▶ _Task_
Leaving the pictures out, print the lines from the first line of the listing through the line containing "88, 92, 96];", exactly as they read, and no others.

=== Supplied information ===

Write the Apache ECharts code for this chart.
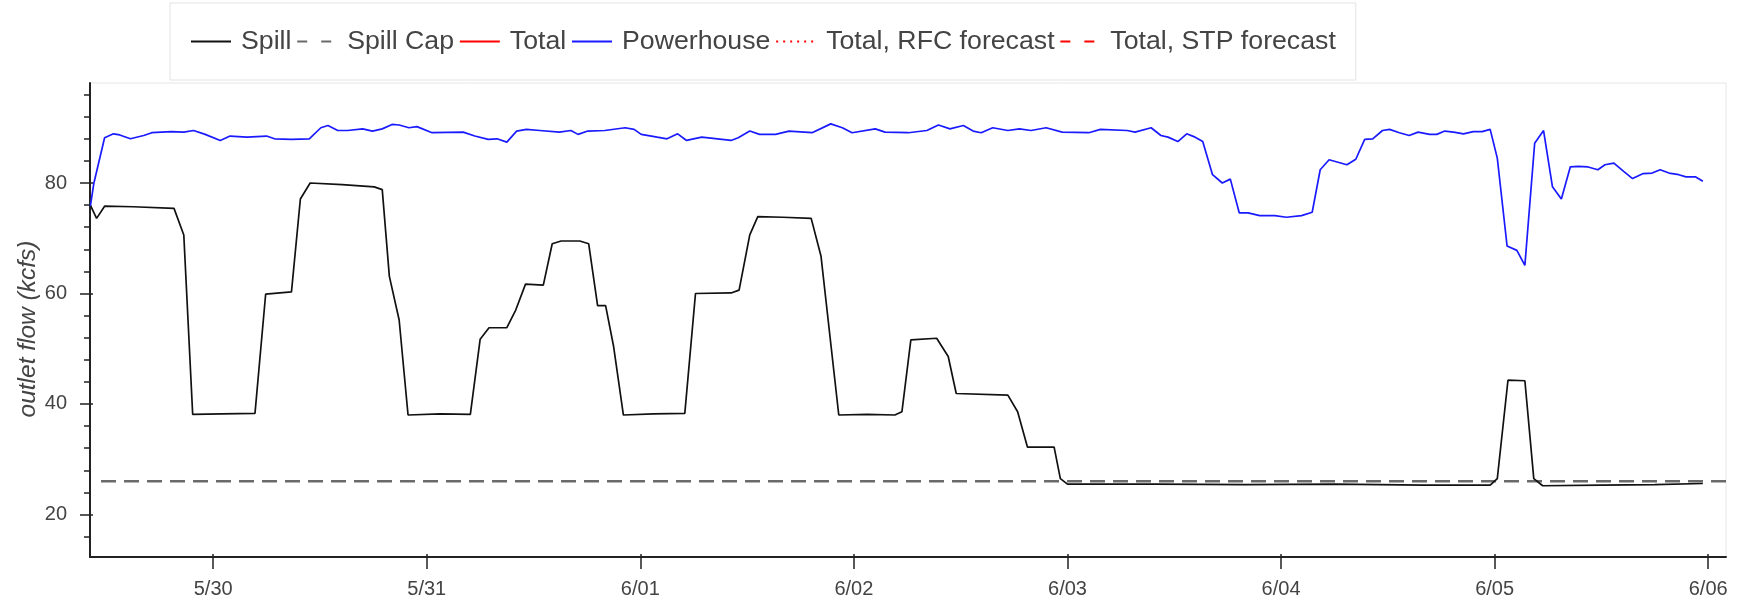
<!DOCTYPE html>
<html>
<head>
<meta charset="utf-8">
<script src="https://cdn.jsdelivr.net/npm/echarts@6/dist/echarts.min.js"></script>
<style>
html,body{margin:0;padding:0;background:#fff;}
#chart{width:1741px;height:601px;}
</style>
</head>
<body>
<div id="chart"></div>
<script>
// Time is expressed in hours since 5/29 00:00
const xTickHours = [24, 48, 72, 96, 120, 144, 168, 192];
const xTickLabels = ['5/30', '5/31', '6/01', '6/02', '6/03', '6/04', '6/05', '6/06'];
const yTickValues = [20, 40, 60, 80];
const yMinorTicks = [16, 24, 28, 32, 36, 44, 48, 52, 56, 64, 68, 72, 76, 84, 88, 92, 96];

const spillHours = [10.2, 10.9, 11.8, 15.0, 19.6, 20.7, 21.7, 25.0, 28.7, 29.9, 32.8, 33.8, 34.9, 38.5, 42.1, 43.0, 43.8, 44.9, 45.9, 49.5,
  52.9, 54.0, 55.0, 57.0, 58.0, 59.1, 61.1, 62.1, 63.1, 65.2, 66.2, 67.2, 68.1, 69.0, 70.1, 73.5, 77.0, 78.2, 82.2, 83.1,
  84.3, 85.2, 88.0, 91.2, 92.3, 94.3, 97.5, 100.6, 101.4, 102.4, 105.3, 106.6, 107.5, 113.3, 114.4, 115.5, 118.5, 119.2, 120.0, 130.0,
  140.0, 150.0, 160.0, 167.5, 168.3, 169.5, 171.4, 172.4, 173.4, 180.0, 186.0, 191.4];
const spillValues = [76.0, 73.6, 75.8, 75.7, 75.4, 70.6, 38.1, 38.2, 38.3, 59.9, 60.3, 77.1, 80.0, 79.7, 79.3, 78.8, 63.1, 55.2, 38.0, 38.2,
  38.1, 51.7, 53.8, 53.8, 57.0, 61.7, 61.5, 69.0, 69.5, 69.5, 69.0, 57.8, 57.8, 50.4, 38.0, 38.2, 38.3, 60.0, 60.1, 60.6,
  70.6, 73.9, 73.8, 73.6, 66.8, 38.0, 38.1, 38.0, 38.6, 51.6, 51.9, 48.6, 41.9, 41.6, 38.6, 32.2, 32.2, 26.5, 25.5, 25.5,
  25.4, 25.5, 25.3, 25.3, 26.5, 44.3, 44.2, 26.5, 25.2, 25.3, 25.4, 25.6];

const capHours = [11.4, 194.0];
const capValues = [26, 26];

const powerHours = [10.2, 10.6, 11.8, 12.8, 13.5, 14.7, 16.2, 17.1, 19.3, 20.7, 21.8, 23.1, 24.8, 25.9, 27.8, 30.0, 30.9, 32.8, 34.8, 36.1,
  36.9, 38.0, 39.1, 40.8, 41.9, 43.0, 44.1, 44.9, 46.0, 46.9, 48.6, 52.1, 53.4, 54.9, 55.9, 57.0, 58.1, 59.2, 60.7, 62.9,
  64.2, 65.0, 66.1, 68.0, 70.3, 71.3, 72.1, 73.9, 75.0, 76.2, 77.2, 78.9, 82.2, 83.0, 84.3, 85.4, 87.2, 88.7, 91.3, 93.4,
  94.7, 95.8, 98.4, 99.5, 102.1, 104.2, 105.5, 106.8, 108.3, 109.4, 110.3, 111.6, 113.3, 114.6, 115.9, 117.6, 119.4, 122.4, 123.7, 126.7,
  127.6, 129.4, 130.5, 131.3, 132.4, 133.4, 134.2, 135.2, 136.3, 137.4, 138.3, 139.3, 140.3, 141.6, 143.3, 144.6, 146.3, 147.5, 148.4, 149.4,
  151.4, 152.4, 153.4, 154.3, 155.4, 156.2, 157.3, 158.4, 159.4, 160.7, 161.5, 162.4, 163.4, 164.5, 165.6, 166.6, 167.5, 168.3, 169.4, 170.5,
  171.4, 172.5, 173.5, 174.5, 175.5, 176.5, 177.4, 178.5, 179.6, 180.4, 181.4, 182.5, 183.5, 184.7, 185.7, 186.6, 187.6, 188.7, 189.5, 190.6,
  191.4];
const powerValues = [75.8, 80.0, 88.2, 88.9, 88.7, 88.0, 88.6, 89.1, 89.3, 89.2, 89.5, 88.8, 87.7, 88.5, 88.3, 88.5, 88.0, 87.9, 88.0, 90.0,
  90.4, 89.5, 89.5, 89.8, 89.4, 89.8, 90.6, 90.5, 90.0, 90.2, 89.1, 89.2, 88.5, 87.9, 88.0, 87.4, 89.4, 89.7, 89.5, 89.2,
  89.5, 88.8, 89.4, 89.5, 90.0, 89.7, 88.8, 88.3, 88.0, 88.9, 87.7, 88.3, 87.7, 88.2, 89.4, 88.8, 88.8, 89.4, 89.1, 90.7,
  90.0, 89.1, 89.8, 89.2, 89.1, 89.5, 90.5, 89.8, 90.4, 89.4, 89.1, 90.0, 89.5, 89.8, 89.5, 90.0, 89.2, 89.1, 89.7, 89.5,
  89.2, 90.0, 88.6, 88.3, 87.5, 88.9, 88.4, 87.5, 81.5, 80.0, 80.7, 74.6, 74.6, 74.1, 74.1, 73.8, 74.1, 74.7, 82.4, 84.2,
  83.3, 84.3, 87.9, 88.0, 89.5, 89.7, 89.1, 88.6, 89.2, 88.8, 88.8, 89.4, 89.2, 88.9, 89.3, 89.3, 89.7, 84.5, 68.6, 67.8,
  65.1, 87.2, 89.5, 79.3, 77.1, 82.9, 83.0, 82.9, 82.4, 83.3, 83.6, 82.1, 80.8, 81.7, 81.8, 82.4, 81.8, 81.5, 81.1, 81.1,
  80.3];

const xMin = 10.16, xMax = 194.0;
const yMin = 12.3, yMax = 98.1;

function zip(a, b) { return a.map((v, i) => [v, b[i]]); }

const chart = echarts.init(document.getElementById('chart'), null, { renderer: 'canvas' });
const FONT = 'Liberation Sans, Arial, Helvetica, sans-serif';
const axisColor = '#222';

const option = {
  animation: false,
  backgroundColor: '#fff',
  grid: { left: 90, right: 15, top: 83, bottom: 44, show: true, borderColor: '#e6e6e6', borderWidth: 1, containLabel: false },
  legend: {
    left: 170, top: 3,
    orient: 'horizontal',
    itemWidth: 40, itemHeight: 14, itemGap: 4.8,
    padding: [25, 20, 25, 20],
    borderColor: '#e3e3e3', borderWidth: 1, backgroundColor: '#fff',
    selectedMode: false,
    itemStyle: { opacity: 0 },
    textStyle: { fontFamily: FONT, fontSize: 26.7, color: '#444', padding: [0, 0, 0, 5] },
    data: [
      { name: 'Spill' },
      { name: 'Spill Cap', lineStyle: { type: [10, 14] } },
      { name: 'Total' },
      { name: 'Powerhouse' },
      { name: 'Total, RFC forecast', lineStyle: { type: [2, 5] } },
      { name: 'Total, STP forecast', lineStyle: { type: [10, 14] } }
    ]
  },
  xAxis: [
    {
      type: 'value', min: xMin, max: xMax, position: 'bottom',
      axisLine: { show: true, onZero: false, lineStyle: { color: axisColor, width: 2 } },
      axisTick: { show: true, length: 12, customValues: xTickHours, lineStyle: { color: axisColor, width: 1.5 } },
      axisLabel: {
        show: true, customValues: xTickHours, margin: 22,
        fontFamily: FONT, fontSize: 20, color: '#444',
        formatter: function (v) { const i = xTickHours.indexOf(v); return i >= 0 ? xTickLabels[i] : ''; }
      },
      splitLine: { show: false }
    },
    {
      type: 'value', min: xMin, max: xMax, position: 'bottom', offset: 0,
      axisLine: { show: false },
      axisTick: { show: true, inside: true, length: 3, customValues: xTickHours, lineStyle: { color: axisColor, width: 1.5 } },
      axisLabel: { show: false },
      splitLine: { show: false }
    }
  ],
  yAxis: [
    {
      type: 'value', min: yMin, max: yMax, position: 'left',
      name: 'outlet flow (kcfs)', nameLocation: 'middle', nameGap: 49, nameMoveOverlap: false,
      nameTextStyle: { fontFamily: FONT, fontSize: 24.5, fontStyle: 'italic', color: '#444', padding: [0, 18, 0, 0] },
      axisLine: { show: true, onZero: false, lineStyle: { color: axisColor, width: 2 } },
      axisTick: { show: true, length: 10, customValues: yTickValues, lineStyle: { color: axisColor, width: 1.5 } },
      axisLabel: { show: true, customValues: yTickValues, margin: 23, fontFamily: FONT, fontSize: 20, color: '#444' },
      splitLine: { show: false }
    },
    {
      type: 'value', min: yMin, max: yMax, position: 'left', offset: 0,
      axisLine: { show: false },
      axisTick: { show: true, length: 6, customValues: yMinorTicks, lineStyle: { color: axisColor, width: 1.5 } },
      axisLabel: { show: false },
      splitLine: { show: false }
    },
    {
      type: 'value', min: yMin, max: yMax, position: 'left', offset: 0,
      axisLine: { show: false },
      axisTick: { show: true, inside: true, length: 3, customValues: yTickValues, lineStyle: { color: axisColor, width: 1.5 } },
      axisLabel: { show: false },
      splitLine: { show: false }
    }
  ],
  series: [
    {
      name: 'Spill', type: 'line', symbol: 'none', showSymbol: false,
      color: '#000', lineStyle: { color: '#111', width: 1.7 },
      data: zip(spillHours, spillValues), z: 3
    },
    {
      name: 'Spill Cap', type: 'line', symbol: 'none', showSymbol: false,
      color: '#666', lineStyle: { color: '#6a6a6a', width: 2.5, type: [15, 8] },
      data: zip(capHours, capValues), z: 2
    },
    {
      name: 'Total', type: 'line', symbol: 'none', showSymbol: false,
      color: '#ff0000', lineStyle: { color: '#ff0000', width: 2 }, data: []
    },
    {
      name: 'Powerhouse', type: 'line', symbol: 'none', showSymbol: false,
      color: '#0000ff', lineStyle: { color: '#1a1aff', width: 1.7 },
      data: zip(powerHours, powerValues), z: 3
    },
    {
      name: 'Total, RFC forecast', type: 'line', symbol: 'none', showSymbol: false,
      color: '#ff0000', lineStyle: { color: '#ff0000', width: 2, type: 'dotted' }, data: []
    },
    {
      name: 'Total, STP forecast', type: 'line', symbol: 'none', showSymbol: false,
      color: '#ff0000', lineStyle: { color: '#ff0000', width: 2, type: 'dashed' }, data: []
    }
  ]
};
chart.setOption(option);
</script>
</body>
</html>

===

▶ _Reply to the task_
Write the Apache ECharts code for this chart.
<!DOCTYPE html>
<html>
<head>
<meta charset="utf-8">
<script src="https://cdn.jsdelivr.net/npm/echarts@6/dist/echarts.min.js"></script>
<style>
html,body{margin:0;padding:0;background:#fff;}
#chart{width:1741px;height:601px;}
</style>
</head>
<body>
<div id="chart"></div>
<script>
// Time is expressed in hours since 5/29 00:00
const xTickHours = [24, 48, 72, 96, 120, 144, 168, 192];
const xTickLabels = ['5/30', '5/31', '6/01', '6/02', '6/03', '6/04', '6/05', '6/06'];
const yTickValues = [20, 40, 60, 80];
const yMinorTicks = [16, 24, 28, 32, 36, 44, 48, 52, 56, 64, 68, 72, 76, 84, 88, 92, 96];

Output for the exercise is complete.